— BEGIN —

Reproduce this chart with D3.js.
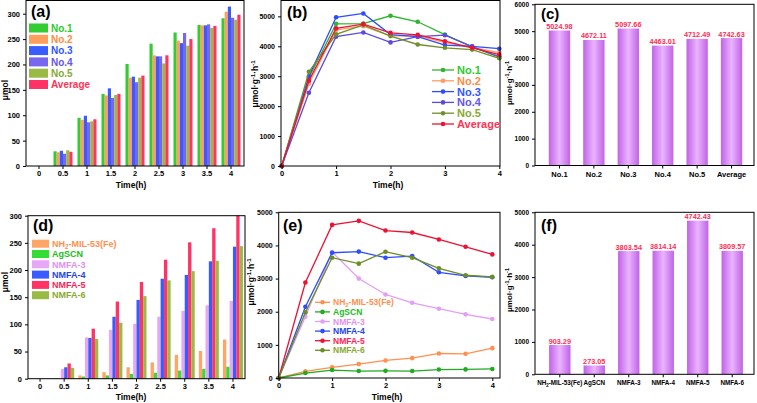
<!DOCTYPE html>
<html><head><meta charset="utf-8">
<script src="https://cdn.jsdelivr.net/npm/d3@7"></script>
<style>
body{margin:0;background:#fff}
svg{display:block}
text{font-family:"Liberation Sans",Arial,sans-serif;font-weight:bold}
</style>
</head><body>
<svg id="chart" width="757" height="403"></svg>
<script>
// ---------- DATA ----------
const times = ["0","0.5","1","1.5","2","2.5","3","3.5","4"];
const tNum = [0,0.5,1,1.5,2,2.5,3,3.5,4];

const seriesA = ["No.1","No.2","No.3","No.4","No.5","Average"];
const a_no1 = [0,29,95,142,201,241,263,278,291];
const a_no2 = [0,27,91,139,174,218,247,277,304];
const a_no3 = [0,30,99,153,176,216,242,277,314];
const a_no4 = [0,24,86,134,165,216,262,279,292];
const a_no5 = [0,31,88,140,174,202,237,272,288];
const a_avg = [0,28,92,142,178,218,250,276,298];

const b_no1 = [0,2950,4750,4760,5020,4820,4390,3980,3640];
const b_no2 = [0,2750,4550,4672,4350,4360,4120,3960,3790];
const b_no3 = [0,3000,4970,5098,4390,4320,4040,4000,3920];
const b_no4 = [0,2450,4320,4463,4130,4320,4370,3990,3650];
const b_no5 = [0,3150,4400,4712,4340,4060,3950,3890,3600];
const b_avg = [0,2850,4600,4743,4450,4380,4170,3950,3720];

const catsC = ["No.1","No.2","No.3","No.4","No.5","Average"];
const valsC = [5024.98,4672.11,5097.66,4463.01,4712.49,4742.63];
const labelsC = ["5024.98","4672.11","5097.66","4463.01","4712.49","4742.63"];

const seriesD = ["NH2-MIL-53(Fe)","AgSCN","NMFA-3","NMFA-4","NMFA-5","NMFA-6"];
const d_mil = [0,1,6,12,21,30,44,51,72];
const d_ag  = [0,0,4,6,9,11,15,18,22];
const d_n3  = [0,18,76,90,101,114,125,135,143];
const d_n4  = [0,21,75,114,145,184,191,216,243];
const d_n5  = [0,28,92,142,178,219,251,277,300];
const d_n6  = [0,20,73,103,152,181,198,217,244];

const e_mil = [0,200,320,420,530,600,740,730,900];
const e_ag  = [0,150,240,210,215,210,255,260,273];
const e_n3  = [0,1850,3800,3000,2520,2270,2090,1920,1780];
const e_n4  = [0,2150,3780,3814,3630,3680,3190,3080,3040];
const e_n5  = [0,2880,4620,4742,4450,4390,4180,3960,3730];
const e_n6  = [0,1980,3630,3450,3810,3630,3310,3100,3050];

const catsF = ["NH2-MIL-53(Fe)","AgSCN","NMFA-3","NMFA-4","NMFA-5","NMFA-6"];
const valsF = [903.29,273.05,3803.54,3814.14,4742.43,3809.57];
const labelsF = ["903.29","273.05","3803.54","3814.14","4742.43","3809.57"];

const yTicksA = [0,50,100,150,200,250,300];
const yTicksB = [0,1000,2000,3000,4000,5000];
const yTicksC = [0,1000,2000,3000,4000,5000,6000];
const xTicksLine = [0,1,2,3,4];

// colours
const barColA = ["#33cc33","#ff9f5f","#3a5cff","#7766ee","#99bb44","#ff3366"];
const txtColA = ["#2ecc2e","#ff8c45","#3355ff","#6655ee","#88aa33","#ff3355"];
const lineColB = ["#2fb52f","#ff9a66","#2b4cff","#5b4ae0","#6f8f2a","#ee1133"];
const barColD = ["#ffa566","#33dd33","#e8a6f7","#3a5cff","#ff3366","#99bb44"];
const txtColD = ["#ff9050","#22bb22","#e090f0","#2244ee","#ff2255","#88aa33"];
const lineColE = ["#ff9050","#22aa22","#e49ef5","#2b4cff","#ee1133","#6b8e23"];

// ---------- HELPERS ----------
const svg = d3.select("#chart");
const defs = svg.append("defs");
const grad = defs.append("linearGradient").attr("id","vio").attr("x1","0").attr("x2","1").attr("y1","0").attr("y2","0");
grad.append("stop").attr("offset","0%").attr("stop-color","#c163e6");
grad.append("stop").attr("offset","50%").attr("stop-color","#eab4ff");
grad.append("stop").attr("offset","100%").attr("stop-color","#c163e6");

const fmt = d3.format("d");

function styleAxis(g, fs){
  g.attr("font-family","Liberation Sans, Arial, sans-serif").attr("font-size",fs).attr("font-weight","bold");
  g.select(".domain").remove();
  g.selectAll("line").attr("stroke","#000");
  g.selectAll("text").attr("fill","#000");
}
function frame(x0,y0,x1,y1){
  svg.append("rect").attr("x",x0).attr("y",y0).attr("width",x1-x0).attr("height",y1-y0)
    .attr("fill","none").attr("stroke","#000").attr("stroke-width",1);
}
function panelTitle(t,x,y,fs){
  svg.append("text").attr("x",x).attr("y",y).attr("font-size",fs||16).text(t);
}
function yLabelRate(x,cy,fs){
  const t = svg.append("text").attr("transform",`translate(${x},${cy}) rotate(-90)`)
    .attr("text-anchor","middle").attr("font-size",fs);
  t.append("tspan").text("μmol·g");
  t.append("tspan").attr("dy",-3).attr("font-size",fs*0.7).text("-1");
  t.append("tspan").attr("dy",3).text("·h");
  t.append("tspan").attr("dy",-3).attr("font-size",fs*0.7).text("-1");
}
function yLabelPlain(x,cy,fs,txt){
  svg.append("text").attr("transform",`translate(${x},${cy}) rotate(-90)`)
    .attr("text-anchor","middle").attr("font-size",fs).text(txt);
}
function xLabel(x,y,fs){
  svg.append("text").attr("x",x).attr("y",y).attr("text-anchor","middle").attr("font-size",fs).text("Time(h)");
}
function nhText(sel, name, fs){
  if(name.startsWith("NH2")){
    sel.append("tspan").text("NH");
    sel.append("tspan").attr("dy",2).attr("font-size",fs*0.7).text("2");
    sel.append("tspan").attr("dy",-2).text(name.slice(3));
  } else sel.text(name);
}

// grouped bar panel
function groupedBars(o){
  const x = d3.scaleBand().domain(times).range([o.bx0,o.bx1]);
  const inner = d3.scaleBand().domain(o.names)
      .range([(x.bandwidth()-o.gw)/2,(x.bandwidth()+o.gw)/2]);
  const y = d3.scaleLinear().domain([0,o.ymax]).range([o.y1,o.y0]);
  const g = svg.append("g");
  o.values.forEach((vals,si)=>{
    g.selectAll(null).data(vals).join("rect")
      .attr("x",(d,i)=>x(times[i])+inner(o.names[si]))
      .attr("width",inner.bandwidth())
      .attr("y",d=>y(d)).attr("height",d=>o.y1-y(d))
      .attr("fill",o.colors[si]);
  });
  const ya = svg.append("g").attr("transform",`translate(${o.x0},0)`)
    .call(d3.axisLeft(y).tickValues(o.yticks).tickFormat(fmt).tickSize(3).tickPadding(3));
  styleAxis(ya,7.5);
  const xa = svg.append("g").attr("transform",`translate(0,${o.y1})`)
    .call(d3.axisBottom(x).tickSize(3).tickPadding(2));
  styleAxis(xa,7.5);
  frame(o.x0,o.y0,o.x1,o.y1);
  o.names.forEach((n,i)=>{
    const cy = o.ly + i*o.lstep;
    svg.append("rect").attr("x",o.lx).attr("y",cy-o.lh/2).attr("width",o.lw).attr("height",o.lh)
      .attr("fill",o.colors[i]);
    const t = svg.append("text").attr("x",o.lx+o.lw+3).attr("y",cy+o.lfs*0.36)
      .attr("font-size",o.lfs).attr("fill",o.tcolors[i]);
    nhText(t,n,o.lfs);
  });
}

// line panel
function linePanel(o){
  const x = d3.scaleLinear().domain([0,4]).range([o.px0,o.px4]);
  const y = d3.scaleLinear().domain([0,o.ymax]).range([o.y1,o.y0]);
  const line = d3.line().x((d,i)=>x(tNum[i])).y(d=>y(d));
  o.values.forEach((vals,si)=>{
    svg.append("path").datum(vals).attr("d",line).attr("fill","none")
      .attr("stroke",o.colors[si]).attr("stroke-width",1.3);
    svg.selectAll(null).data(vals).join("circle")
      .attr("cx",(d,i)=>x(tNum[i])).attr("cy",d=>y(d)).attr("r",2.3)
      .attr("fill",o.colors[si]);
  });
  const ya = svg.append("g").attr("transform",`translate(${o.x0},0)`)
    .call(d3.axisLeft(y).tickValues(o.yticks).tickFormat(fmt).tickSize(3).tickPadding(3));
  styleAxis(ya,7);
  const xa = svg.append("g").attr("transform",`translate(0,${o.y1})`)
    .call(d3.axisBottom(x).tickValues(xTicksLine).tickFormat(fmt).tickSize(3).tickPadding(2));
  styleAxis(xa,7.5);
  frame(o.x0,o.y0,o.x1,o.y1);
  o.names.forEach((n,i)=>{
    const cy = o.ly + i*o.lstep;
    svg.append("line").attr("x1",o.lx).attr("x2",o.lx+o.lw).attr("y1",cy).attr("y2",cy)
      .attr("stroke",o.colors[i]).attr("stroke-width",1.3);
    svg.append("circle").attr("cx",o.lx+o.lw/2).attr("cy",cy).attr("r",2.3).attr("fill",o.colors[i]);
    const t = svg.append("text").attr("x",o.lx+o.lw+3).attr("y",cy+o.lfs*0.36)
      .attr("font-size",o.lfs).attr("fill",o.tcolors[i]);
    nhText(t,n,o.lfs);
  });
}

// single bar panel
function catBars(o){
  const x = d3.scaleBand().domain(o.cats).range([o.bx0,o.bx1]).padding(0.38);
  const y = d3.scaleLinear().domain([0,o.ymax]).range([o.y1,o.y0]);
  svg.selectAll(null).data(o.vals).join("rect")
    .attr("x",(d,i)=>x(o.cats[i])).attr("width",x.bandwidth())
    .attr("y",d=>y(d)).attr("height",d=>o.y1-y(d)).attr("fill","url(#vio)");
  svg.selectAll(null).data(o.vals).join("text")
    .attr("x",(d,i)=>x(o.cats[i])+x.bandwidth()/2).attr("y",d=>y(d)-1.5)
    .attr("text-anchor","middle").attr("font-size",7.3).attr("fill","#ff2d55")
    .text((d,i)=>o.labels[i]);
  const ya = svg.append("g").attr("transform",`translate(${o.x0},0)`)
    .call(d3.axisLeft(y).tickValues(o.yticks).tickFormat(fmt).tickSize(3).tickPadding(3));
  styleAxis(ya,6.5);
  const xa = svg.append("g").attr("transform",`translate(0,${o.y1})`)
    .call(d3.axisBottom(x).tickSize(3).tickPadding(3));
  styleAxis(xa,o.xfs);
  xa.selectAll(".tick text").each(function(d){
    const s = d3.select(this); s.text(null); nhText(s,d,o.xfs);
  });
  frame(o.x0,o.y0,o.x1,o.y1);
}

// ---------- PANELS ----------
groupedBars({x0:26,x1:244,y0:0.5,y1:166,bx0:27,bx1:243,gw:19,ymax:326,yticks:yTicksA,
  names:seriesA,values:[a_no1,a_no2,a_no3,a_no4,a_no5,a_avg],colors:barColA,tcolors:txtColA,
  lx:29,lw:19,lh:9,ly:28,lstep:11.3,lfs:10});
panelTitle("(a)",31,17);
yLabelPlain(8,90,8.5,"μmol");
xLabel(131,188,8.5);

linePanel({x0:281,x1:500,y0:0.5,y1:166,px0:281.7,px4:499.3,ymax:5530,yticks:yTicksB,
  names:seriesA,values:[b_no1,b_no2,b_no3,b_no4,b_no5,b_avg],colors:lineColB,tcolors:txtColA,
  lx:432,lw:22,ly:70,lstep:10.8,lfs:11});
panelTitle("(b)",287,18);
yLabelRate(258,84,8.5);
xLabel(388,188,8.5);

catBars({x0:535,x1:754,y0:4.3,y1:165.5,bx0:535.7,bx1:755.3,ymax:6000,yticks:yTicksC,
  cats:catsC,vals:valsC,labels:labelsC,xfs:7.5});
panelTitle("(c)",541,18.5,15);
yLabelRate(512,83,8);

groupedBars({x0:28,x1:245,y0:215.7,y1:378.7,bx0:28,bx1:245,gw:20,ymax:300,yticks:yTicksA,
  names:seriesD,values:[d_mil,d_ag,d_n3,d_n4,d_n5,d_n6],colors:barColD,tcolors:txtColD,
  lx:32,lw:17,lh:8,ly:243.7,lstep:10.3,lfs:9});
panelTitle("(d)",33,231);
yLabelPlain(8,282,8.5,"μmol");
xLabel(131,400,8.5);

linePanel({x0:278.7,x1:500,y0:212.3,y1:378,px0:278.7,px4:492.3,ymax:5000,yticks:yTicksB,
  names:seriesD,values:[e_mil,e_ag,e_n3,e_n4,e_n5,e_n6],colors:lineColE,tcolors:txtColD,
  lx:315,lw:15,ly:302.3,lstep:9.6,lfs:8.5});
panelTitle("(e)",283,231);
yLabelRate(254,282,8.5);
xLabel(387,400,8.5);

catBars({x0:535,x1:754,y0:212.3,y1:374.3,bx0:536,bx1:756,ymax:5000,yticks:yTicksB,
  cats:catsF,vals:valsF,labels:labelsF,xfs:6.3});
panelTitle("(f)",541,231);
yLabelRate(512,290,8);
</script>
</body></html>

— END —
— BEGIN —

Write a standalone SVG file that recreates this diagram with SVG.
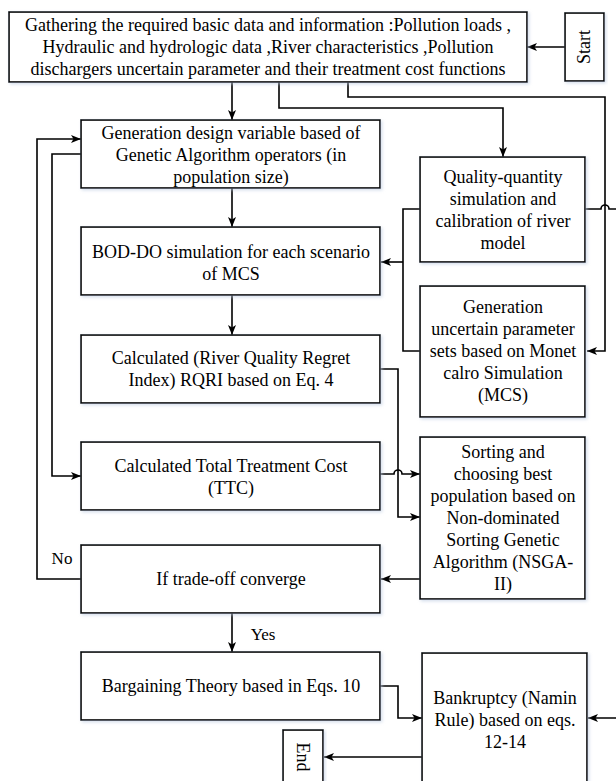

— END —

• **WHAT THIS TASK INVOLVES**
Give back, unchanged, each line from the one containing "Reproduce this chart with D3.js." through the one containing "const tNum = [0,0.5,1,1.5,2,2.5,3,3.5,4];". Pictures are to be left out.

• **EXERCISE OUTPUT**
Reproduce this chart with D3.js.
<!DOCTYPE html>
<html><head><meta charset="utf-8">
<script src="https://cdn.jsdelivr.net/npm/d3@7"></script>
<style>
body{margin:0;background:#fff}
svg{display:block}
text{font-family:"Liberation Sans",Arial,sans-serif;font-weight:bold}
</style>
</head><body>
<svg id="chart" width="757" height="403"></svg>
<script>
// ---------- DATA ----------
const times = ["0","0.5","1","1.5","2","2.5","3","3.5","4"];
const tNum = [0,0.5,1,1.5,2,2.5,3,3.5,4];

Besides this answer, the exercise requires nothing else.